Talk about setting your goals high. In 30 seasons of Nationwide racing, it's been done all of three times. Kyle Busch won 10 races in 2008 to tie Sam Ard's total in 1983, and then eclipsed that mark with a 13-win season in 2010.

Stenhouse won twice last season on his way to the series title, so it definitely seems like a tall order. But with Cup regulars like Busch, Carl Edwards and Brad Keselowski -- who combined for 21 wins in 2011 -- either eliminating or severely cutting back their Nationwide incursions, Stenhouse truly believes Victory Lane will be wide open for the taking.

"Kyle's not running that No. 18 Gibbs car," Stenhouse said. "He's running his own car, so I feel like that might be a little of it. He's got a lot of learning to do with a new team and new cars, so I feel like that's an advantage for us when he does run. Obviously, Kurt [Busch]'s going to be very fast in it, too."

Even though Stenhouse feels he's got the best chance to improve his victory totals, he knows the competition feels the same way, especially a pair of drivers moving into the series full-time in 2012.

"We've got Austin Dillon coming up from the Truck Series, who brings a lot of fans and a lot of excitement, especially with the No. 3 coming back in," Stenhouse said.

"Danica Patrick's coming in. It's going to be a lot of fun watching her progress throughout the year. And I think the championship battle's going to be just as tough. Obviously, week in and week out you're not going to have Carl, Brad and Kyle there, but I think it's still going to create the excitement."

In fact, Stenhouse thinks the Nationwide Series as a whole may be stronger than it's ever been.

"With Brian Scott having a full year in Gibbs cars, he's going to be tough," Stenhouse said. "He began running really strong at the end of the year. Elliott [Sadler] didn't get a win last year but he was really strong at the end of the year. I think there's going to be a lot of different winners in our Nationwide Series."

As Stenhouse prepares to defend his championship, he'll do it with a revamped team.
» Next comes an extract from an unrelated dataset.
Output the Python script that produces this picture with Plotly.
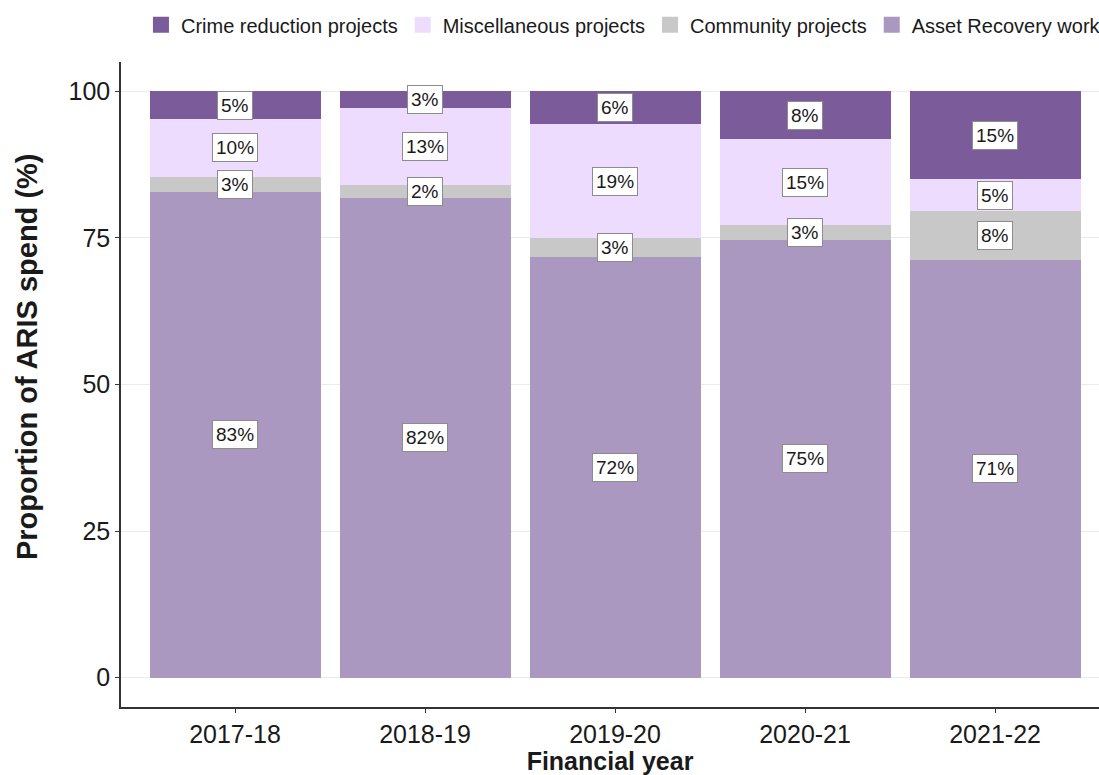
import plotly.graph_objects as go

years = ["2017-18", "2018-19", "2019-20", "2020-21", "2021-22"]
asset_recovery = [82.8, 81.8, 71.7, 74.6, 71.2]
community = [2.6, 2.2, 3.3, 2.6, 8.4]
miscellaneous = [9.9, 13.1, 19.4, 14.6, 5.4]
crime_reduction = [4.7, 2.9, 5.6, 8.2, 15.0]

series = [
    ("Asset Recovery work", asset_recovery, "#AA98C1"),
    ("Community projects", community, "#C8C8C8"),
    ("Miscellaneous projects", miscellaneous, "#EDDCFE"),
    ("Crime reduction projects", crime_reduction, "#7B5B99"),
]

FONT = "Liberation Sans, Arial, sans-serif"
fig = go.Figure()
for name, vals, col in series:
    fig.add_trace(go.Bar(x=years, y=vals, name=name, marker_color=col,
                         marker_line_width=0, width=0.9, showlegend=False))
# legend proxies (bigger square keys)
for name, vals, col in series:
    fig.add_trace(go.Scatter(x=[None], y=[None], mode="markers", name=name,
                             marker=dict(symbol="square", size=16, color=col,
                                         line=dict(width=0))))

# labels at segment midpoints
base = [0.0] * len(years)
for name, vals, col in series:
    for i, v in enumerate(vals):
        fig.add_annotation(x=years[i], y=base[i] + v / 2, text=f"{round(v)}%",
                           showarrow=False, bgcolor="white", bordercolor="#8C8C8C",
                           borderwidth=1, borderpad=3,
                           font=dict(family=FONT, size=19, color="#1A1A1A"))
        base[i] += v

# y-axis title as annotation (positioned like the reference)
fig.add_annotation(xref="paper", yref="paper", x=0, xshift=-94, y=0.5426,
                   xanchor="center", yanchor="middle", textangle=-90, showarrow=False,
                   text="<b>Proportion of ARIS spend (%)</b>",
                   font=dict(family=FONT, size=29, color="#1A1A1A"))

fig.update_layout(
    width=1099, height=775,
    margin=dict(l=121, r=0, t=62, b=68, autoexpand=False),
    paper_bgcolor="white", plot_bgcolor="white",
    barmode="stack", bargap=0.1,
    font=dict(family=FONT, color="#1A1A1A"),
    legend=dict(orientation="h", traceorder="reversed", x=0.0204, xanchor="left",
                yref="container", y=0.968, yanchor="middle",
                font=dict(family=FONT, size=20, color="#1A1A1A"),
                itemwidth=30, itemsizing="trace", bgcolor="rgba(0,0,0,0)"),
    xaxis=dict(range=[-0.6, 4.547], showline=True, linecolor="#333333", linewidth=1.5,
               ticks="outside", ticklen=4, tickcolor="#333333", showgrid=False,
               automargin=False,
               tickfont=dict(family=FONT, size=25, color="#1A1A1A"),
               title=dict(text="<b>Financial year</b>", standoff=0,
                          font=dict(family=FONT, size=25, color="#1A1A1A"))),
    yaxis=dict(range=[-5, 105], showline=True, linecolor="#333333", linewidth=1.5,
               ticks="outside", ticklen=4, tickcolor="#333333",
               tickvals=[0, 25, 50, 75, 100], showgrid=True, gridcolor="#EBEBEB",
               zeroline=False, automargin=False,
               tickfont=dict(family=FONT, size=25, color="#1A1A1A")),
)

fig.write_html("out.html", config={"displayModeBar": False},
               post_script="document.body.style.margin='0';"
                           "document.body.style.overflow='hidden';")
Some of his crew were promoted to several of Jack Roush's Cup operations during the offseason.

"As disappointed as I was to lose that championship team that we had assembled, I don't see any reason why we can't do again with this group of guys," Stenhouse said. "I feel confident in their ability to work on the race cars, and that's what Roush Fenway's about. They take and try to promote from within our company. A lot of our guys -- some went to the No. 16, I think one went to the No. 99.
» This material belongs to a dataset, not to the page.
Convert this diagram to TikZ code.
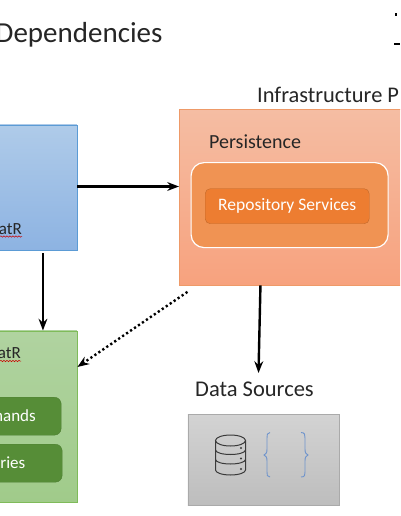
\documentclass[tikz,border=0pt]{standalone}
\usepackage{fontspec}
\setmainfont{Carlito}
\usepackage{xcolor}
\usetikzlibrary{arrows.meta, positioning, decorations.pathmorphing}

\definecolor{inktext}{HTML}{262626}
\definecolor{bracecol}{HTML}{6F94CC}
\definecolor{drumcol}{HTML}{3A3A3A}

\begin{document}
\begin{tikzpicture}[
	x=1pt, y=-1pt,
	panel/.style={draw, rectangle, line width=0.9pt, anchor=north west, inner sep=0pt},
	bluebox/.style={panel, draw={rgb,255:red,91;green,155;blue,213}, top color={rgb,255:red,175;green,203;blue,233}, bottom color={rgb,255:red,141;green,179;blue,226}},
	infrabox/.style={panel, draw={rgb,255:red,238;green,154;blue,104}, top color={rgb,255:red,245;green,189;blue,163}, bottom color={rgb,255:red,247;green,162;blue,126}},
	greenbox/.style={panel, draw={rgb,255:red,127;green,187;blue,90}, top color={rgb,255:red,176;green,211;blue,160}, bottom color={rgb,255:red,160;green,203;blue,138}},
	databox/.style={panel, draw={rgb,255:red,170;green,170;blue,170}, top color={rgb,255:red,211;green,211;blue,211}, bottom color={rgb,255:red,189;green,189;blue,189}},
	pill/.style={draw, rectangle, rounded corners=5pt, anchor=north west, inner sep=0pt, text=white, align=center, font=\fontsize{17.5}{20}\selectfont},
	greenpill/.style={pill, draw={rgb,255:red,78;green,127;blue,50}, fill={rgb,255:red,86;green,141;blue,55}, rounded corners=7pt},
	caption/.style={inner sep=0pt, text=inktext, anchor=base west},
	cutlabel/.style={inner sep=0pt, anchor=base east, font=\fontsize{17}{20}\selectfont},
	arrow/.style={-{Stealth[scale=0.85]}, line width=2.4pt},
	dotarrow/.style={-{Stealth[scale=0.85]}, line width=2.4pt, dash pattern=on 2.2pt off 2.6pt},
	squiggle/.style={red!80!black, line width=0.5pt, decorate, decoration={snake, amplitude=0.7pt, segment length=3pt}}
]
	\clip (0,0) rectangle (400,516);
	\fill[white] (0,0) rectangle (400,516);

	\node (title) [caption, font=\fontsize{29}{32}\selectfont] at (-4.5,43) {Dependencies};
	\fill[black] (395,13.5) rectangle (397,16);
	\fill[black] (394,43.5) rectangle (400,45.5);

	\node (app) [bluebox, minimum width=153pt, minimum height=125pt] at (-76.5,124.5) {};
	\node (infra) [infrabox, minimum width=260pt, minimum height=175pt] at (179,109.5) {};
	\node (domain) [greenbox, minimum width=153pt, minimum height=171.5pt] at (-76.5,330.5) {};
	\node (store) [databox, minimum width=151pt, minimum height=91pt] at (187.5,414) {};

	\node (infralabel) [caption, font=\fontsize{22.4}{25}\selectfont] at (257,102.5) {Infrastructure P};
	\node (persistlabel) [caption, font=\fontsize{20}{22}\selectfont] at (209,148.5) {Persistence};
	\node (persist) [draw=white, fill={rgb,255:red,240;green,147;blue,83}, line width=1.2pt, rectangle, rounded corners=13pt, anchor=north west, minimum width=197pt, minimum height=85pt] at (190.5,162) {};
	\node (repo) [pill, draw={rgb,255:red,192;green,104;blue,42}, fill={rgb,255:red,237;green,125;blue,49}, minimum width=164pt, minimum height=35pt] at (205,188.5) {Repository Services};

	\node (applabel) [cutlabel, text=inktext] at (22,234) {atR};
	\node (domainlabel) [cutlabel, text=inktext] at (21,358.5) {atR};
	\draw[squiggle] (0,236.5) -- (applabel.base east |- 0,236.5);
	\draw[squiggle] (0,361) -- (domainlabel.base east |- 0,361);

	\node (commands) [greenpill, minimum width=121pt, minimum height=38pt] at (-60,397) {};
	\node (queries) [greenpill, minimum width=122pt, minimum height=38pt] at (-60,444) {};
	\node (commandslabel) [cutlabel, text=white] at (36,421) {mands};
	\node (querieslabel) [cutlabel, text=white] at (25.5,468) {ries};

	\node (datalabel) [caption, font=\fontsize{22.5}{25}\selectfont] at (195,396.5) {Data Sources};

	% database drum
	\begin{scope}[drumcol, line width=1pt]
		\draw (215.5,440.5) -- (215.5,470) arc[start angle=180, end angle=360, x radius=15, y radius=-5] -- (245.5,440.5);
		\draw (230.5,440.5) ellipse[x radius=15, y radius=5.5];
		\draw (215.5,450) arc[start angle=180, end angle=360, x radius=15, y radius=-4.5];
		\draw (215.5,459.5) arc[start angle=180, end angle=360, x radius=15, y radius=-4.5];
		\fill (241,448) circle (1.2);
		\fill (241,458.5) circle (1.2);
		\fill (241,469) circle (1.2);
	\end{scope}
	% braces
	\draw[bracecol, line width=0.9pt] (270,432.5) .. controls (267,432.5) and (267,435) .. (267,438) -- (267,449) .. controls (267,453) and (266,454) .. (264,455) .. controls (266,456) and (267,457) .. (267,461) -- (267,472) .. controls (267,475) and (267,477) .. (270,477);
	\draw[bracecol, line width=0.9pt] (301,432.5) .. controls (305,432.5) and (305,435) .. (305,438) -- (305,449) .. controls (305,453) and (306,454) .. (308,455) .. controls (306,456) and (305,457) .. (305,461) -- (305,472) .. controls (305,475) and (305,477) .. (301,477);

	\draw [arrow] (app.east |- 0,186.5) -- (infra.west |- 0,186.5);
	\draw [arrow] ([xshift=42.5pt,yshift=-3pt]app.south) -- ([xshift=42.5pt]domain.north);
	\draw [arrow] ([xshift=-49pt]infra.south) -- ([xshift=71pt,yshift=41pt]store.north west);
	\draw [dotarrow] ([xshift=-122pt,yshift=-6.5pt]infra.south) -- ([yshift=-36.5pt]domain.north east);
\end{tikzpicture}
\end{document}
"We're trying to make our company strong, all the way across the board. If that's taking some of our Nationwide guys to do that, and bring some good ones into our program, I'm OK with it."

Certainly Stenhouse would like to be the next guy called on by Roush for promotion to NASCAR's premier series. At 24, the Mississippi native certainly feels at home after four years in the company.

"Looking at it from my perspective, once you get into a place where you feel like family, you never want to get that divorce," Stenhouse said. "You never want it to end. I feel like when you get into Roush Fenway Racing -- from Jack all the way throughout the company -- if they believe in you, they'll always believe in you.

"They'll always stick with you and give you everything you need. I see that in Jack. He's really dedicated as an owner. He's really involved. And I think that's one of the good things about this organization."

For his part, Stenhouse says he's willing to do what it takes to stick around. Whether that'll take 10 victories in one season is unclear. Certainly getting a full-season sponsor to come on board and help defray Roush's costs would be a huge help.

In any case, Stenhouse is wishing for a long and healthy relationship. And more trophies with his name on it.

"I don't like splitting up with people," Stenhouse said. "If you can be with one company throughout your whole career, I think it's more enjoyable."